All eyes were on No. 52, as he drove from left to right across the lane, stringing 6-foot-9 Jack Cooley out until he ran out of room heading toward the baseline. As we've seen him do so many times before, the master of creating space leaned in before running out toward the baseline and lofting a high-arching, hanging fadeaway softly off the glass and through the net.
"It's amazing, because you know, you see him do it ten times and you're like, 'He might not do it that eleventh time,' but he's like Superman on the court. He always comes through for us in the clutch," Mark Lyons said. "We have great confidence if we give him the ball at the end to make plays for us."
The eventual game-winner wasn't a shock to anyone watching. In fact, had you been listening in on his and Lyons' conversation earlier in the half, Holloway would have told you he was going to do it himself.
"Yeah, I told him - I think it was maybe five or six minutes left in the game - and I said, if it comes down to us making a big play, I told him that I was going to be the one to hit the shot for us to win the game," Holloway said. "And ironically, it happened."
That's the way a Tu Holloway answer is supposed to sound. This is the way his senior season was supposed to end.
According to a release by site officials, Holloway was the leading scorer in Greensboro this weekend with 46 points. His game winner against Notre Dame accounted for just two of his 25, and against Lehigh he hit several big shots, including a second half 3-pointer that put Xavier ahead for the last time at 55-52 after the Mountain Hawks had tied it up.

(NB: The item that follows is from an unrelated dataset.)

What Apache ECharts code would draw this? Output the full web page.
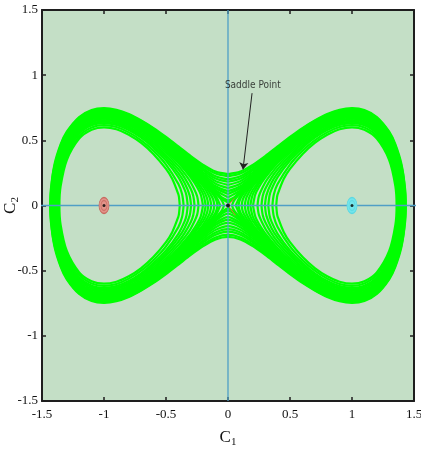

The plot had plenty of twists and turns in the final chapter of Holloway's career. The brawl would have been pushed to the back-burner after some time, and he would have been remembered for being one of the better players to ever come through Xavier. But there would have always been that cloud over top of the conversation of his legacy that involved a few bad minutes in a heated rivalry, and a wasted season.
Instead, Holloway has earned the right to finish off the script on his own terms, and he's making the most of the opportunity. Fortunately for basketball fans, there could be more twists and turns ahead.